Personal information
- Date of birth: 21 November 1970 (age 54)
- Original team(s): Haileybury College/ Hawthorn
- Height: 203 cm (6 ft 8 in)
- Weight: 106 kg (234 lb)
- Position(s): Ruckman/forward

Playing career^{1}
- Years: Club / Games (Goals)
- 1991: Brisbane Bears
- ^{1} Playing statistics correct to the end of 1991.

= Ian Kidgell =

Australian rules footballer

Ian Kidgell (born 21 November 1970) is a former Australian rules footballer who played with the Brisbane Bears in the Australian Football League (AFL).

Kidgell was originally listed by Hawthorn and played for their Under 19s and Reserves in 1989 and 1990 before leaving Hawthorn to go to Brisbane in the 1991 Pre-season Draft.
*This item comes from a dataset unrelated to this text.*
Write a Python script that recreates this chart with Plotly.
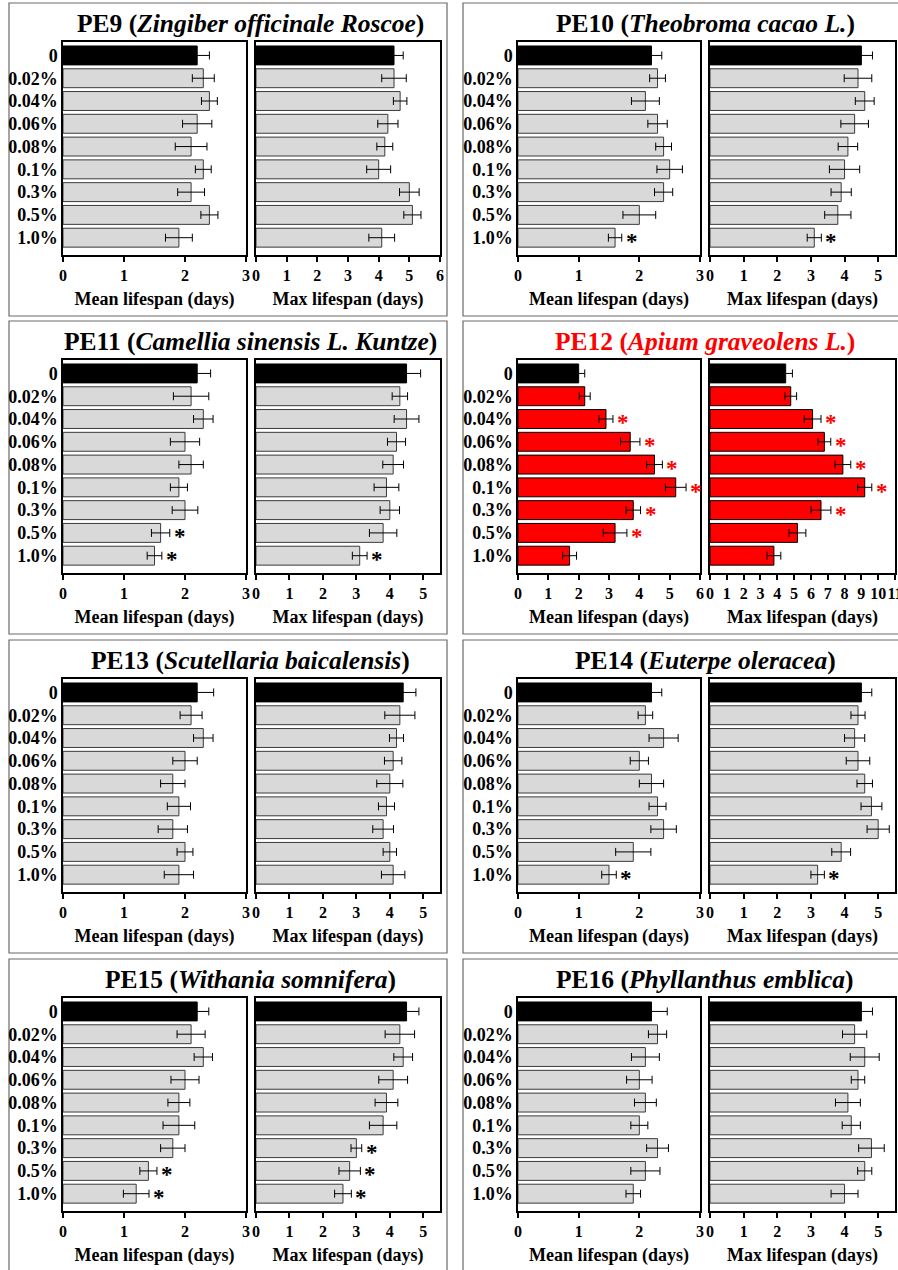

Kidgell played three senior games for Brisbane in 1991 before returning to Hawthorn in 1992, before moving to Essendon for the 1993 AFL season, and then to Victorian Football Association (VFA) club Oakleigh in 1994, and then to Yarra Ranges Football & Netball League club Monbulk in 1995, playing in their 1997 and 1998 premiership teams.

A champion high jumper as a junior, and standing 203 cm, he was the Bears' tallest ever player and had great athleticism, Kidgell had to wait until round 21 to make his debut.